Ken Lum is widely acknowledged as having made an important contribution to Vancouver art and its reputation abroad. He is one of Canada’s most internationally exhibited artists and his work has been presented across Canada, the USA and Europe as well as Australia, Brazil, South Africa, China and Japan.
Lum now has a thirty year exhibition record which includes work in diverse media, among them painting, sculpture and photography. Throughout his career he has sustained a number of interests: a visual economy that intensifies the impact of his works; an exploration of the crossover between image and language; and an examination of the portrait with its attendant typologies and psychologies.

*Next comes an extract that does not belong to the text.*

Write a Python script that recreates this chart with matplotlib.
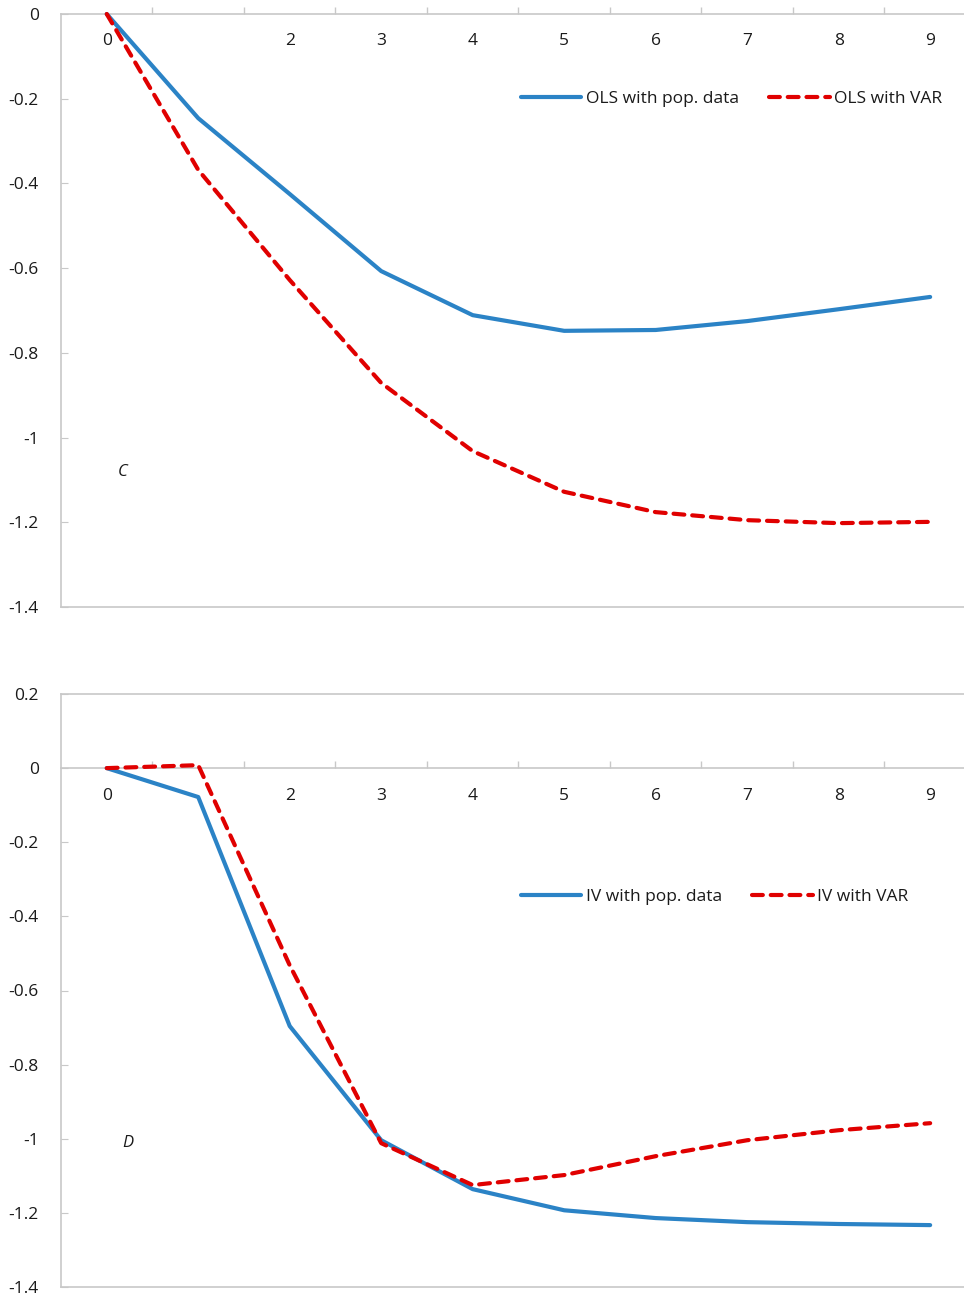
import matplotlib
matplotlib.use("Agg")
import matplotlib.pyplot as plt
import numpy as np

plt.rcParams['font.family'] = ['Open Sans', 'DejaVu Sans']

# horizons
steps = [0, 1, 2, 3, 4, 5, 6, 7, 8, 9]
step_labels = ['0', '', '2', '3', '4', '5', '6', '7', '8', '9']

# panel C
ols_pop = [0.0, -0.246, -0.425, -0.607, -0.711, -0.748, -0.746, -0.725, -0.697, -0.668]
ols_var = [0.0, -0.368, -0.628, -0.871, -1.032, -1.128, -1.176, -1.195, -1.202, -1.199]

# panel D
iv_pop = [0.0, -0.078, -0.696, -1.004, -1.136, -1.193, -1.214, -1.225, -1.230, -1.233]
iv_var = [0.0, 0.008, -0.532, -1.012, -1.125, -1.098, -1.047, -1.004, -0.977, -0.958]

blue = '#2B83C6'
red = '#E00000'
grey = '#C8C8C8'
txt = '#1A1A1A'

fig = plt.figure(figsize=(9.64, 12.97), dpi=100)
W, H = 964, 1297
left = 61 / W
ax1 = fig.add_axes([left, 1 - 607 / H, 1 - left, (607 - 14) / H])
ax2 = fig.add_axes([left, 1 - 1287 / H, 1 - left, (1287 - 694) / H])


def style(ax, ylo, yhi, yticks):
    ax.set_xlim(-0.5, 9.37)
    ax.set_ylim(ylo, yhi)
    for s in ['top', 'right']:
        ax.spines[s].set_visible(False)
    ax.spines['left'].set_color(grey)
    ax.spines['left'].set_linewidth(1.2)
    ax.spines['bottom'].set_position(('data', 0))
    ax.spines['bottom'].set_color(grey)
    ax.spines['bottom'].set_linewidth(1.2)
    ax.set_yticks(yticks)
    ax.set_yticklabels([f'{v:g}' for v in yticks])
    ax.tick_params(axis='y', direction='in', length=5, color=grey,
                   labelsize=12.5, labelcolor=txt, pad=16)
    ax.set_xticks(steps)
    ax.set_xticklabels(step_labels)
    ax.set_xticks(np.arange(0.5, 9, 1), minor=True)
    ax.tick_params(axis='x', which='major', length=0, labelsize=12.5,
                   labelcolor=txt, pad=14)
    ax.tick_params(axis='x', which='minor', direction='in', length=5,
                   color=grey, width=1)
    ax.axhline(ylo, color=grey, lw=1.2, clip_on=False)
    if yhi != 0:
        ax.axhline(yhi, color=grey, lw=1.2, clip_on=False)


style(ax1, -1.4, 0, [0, -0.2, -0.4, -0.6, -0.8, -1, -1.2, -1.4])
style(ax2, -1.4, 0.2, [0.2, 0, -0.2, -0.4, -0.6, -0.8, -1, -1.2, -1.4])

kw_solid = dict(color=blue, lw=3, solid_capstyle='round', clip_on=False)
kw_dash = dict(color=red, lw=3, dashes=(2.6, 1.9), dash_capstyle='round',
               clip_on=False)

ax1.plot(steps, ols_pop, label='OLS with pop. data', zorder=3, **kw_solid)
ax1.plot(steps, ols_var, label='OLS with VAR', zorder=4, **kw_dash)
ax2.plot(steps, iv_pop, label='IV with pop. data', zorder=3, **kw_solid)
ax2.plot(steps, iv_var, label='IV with VAR', zorder=4, **kw_dash)

for ax, yf in [(ax1, (607 - 99) / 593), (ax2, (1287 - 897) / 593)]:
    ax.legend(loc='center left', bbox_to_anchor=(0.509, yf), ncol=2,
              frameon=False, fontsize=12.5, handlelength=3.5,
              handletextpad=0.25, columnspacing=1.75, borderpad=0,
              borderaxespad=0, labelcolor=txt)

ax1.text(0.175, -1.081, 'C', style='italic', fontsize=12, color=txt,
         ha='center', va='center')
ax2.text(0.23, -1.012, 'D', style='italic', fontsize=12, color=txt,
         ha='center', va='center')

fig.savefig('out.png', dpi=100)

The new work he presented in this exhibition revealed a renewed interest in a Pop aesthetic and the use of language, aspects that have been emblematic of much of his work during the past two decades. As far back as the early 1980s he drew upon corporate logos and typefaces that are common to advertising in general. His current work is striking in its simulation of commercial signage. Here, he references a specific kind of signage that is typical of modestly scaled businesses, those that populate suburbia or older, less gentrified commercial thoroughfares. In Lum’s work, the assumption that a sign promotes only a product is disrupted by the proprietor’s need for personal expression – thus these signs serve both as mercantile announcements and portraits, or as Michael Turner suggests in the catalogue text for this exhibition, from a public display of information promoting private business to information that could be considered too private or too political for public view. The apparent simplicity of these works is deceptive. They are embedded with references to popular culture, mercantilism, politics, and daily life. His work is also humorous, but it is of a kind that makes us question why one might be laughing.
This was the first exhibition featured at the opening of the CAG in its new facility at 555 Nelson Street and was sponsored by BMO Harris Private Banking.